Should I post about multiple topics or just one?
Start with one clear topic area. The algorithm places accounts into interest clusters based on what they post, and consistent niche content gets you into the right cluster faster. Posting about everything confuses the algorithm and makes it harder for the right people to find you. Once you have a following and a clear voice, you can expand gradually.
Is it okay to repost other people's content?
Yes, and it's a healthy part of using the platform. Reposting good content from others builds goodwill, keeps your feed active, and exposes you to the audiences of the accounts you repost. Just make sure your own original posts aren't completely drowned out by reposts.
How do I deal with negative replies or trolls?

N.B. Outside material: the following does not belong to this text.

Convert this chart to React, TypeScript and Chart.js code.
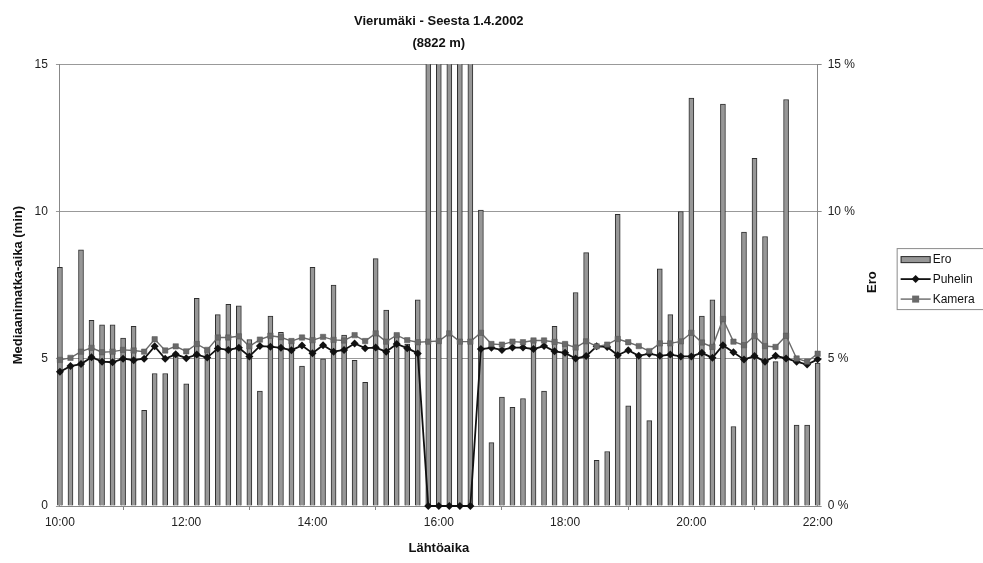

Ignore or mute is almost always the right answer. Engaging with bad-faith replies rarely goes well and can drag a whole thread somewhere you don't want it to go. X has block and mute features for a reason. Use them freely. Your mental energy is better spent on genuine conversations.
What if nobody engages with my early posts?
This is completely normal and happens to almost every new account. The first few weeks feel like posting into silence. Don't adjust your entire strategy based on early results. Focus on the reply strategy (engaging with others' posts) and keep publishing. The compound effect takes a few weeks to start showing.
How do I know if I'm making progress?
Look at X Analytics weekly. Impressions (how many times your posts were seen), engagement rate (what percentage of viewers did something), and profile visits (how many people came to look at you) are the three most useful early metrics. Follower count matters too, but it's a lagging indicator. Small, consistent upward trends in all of these over four to six weeks mean you're doing the right things.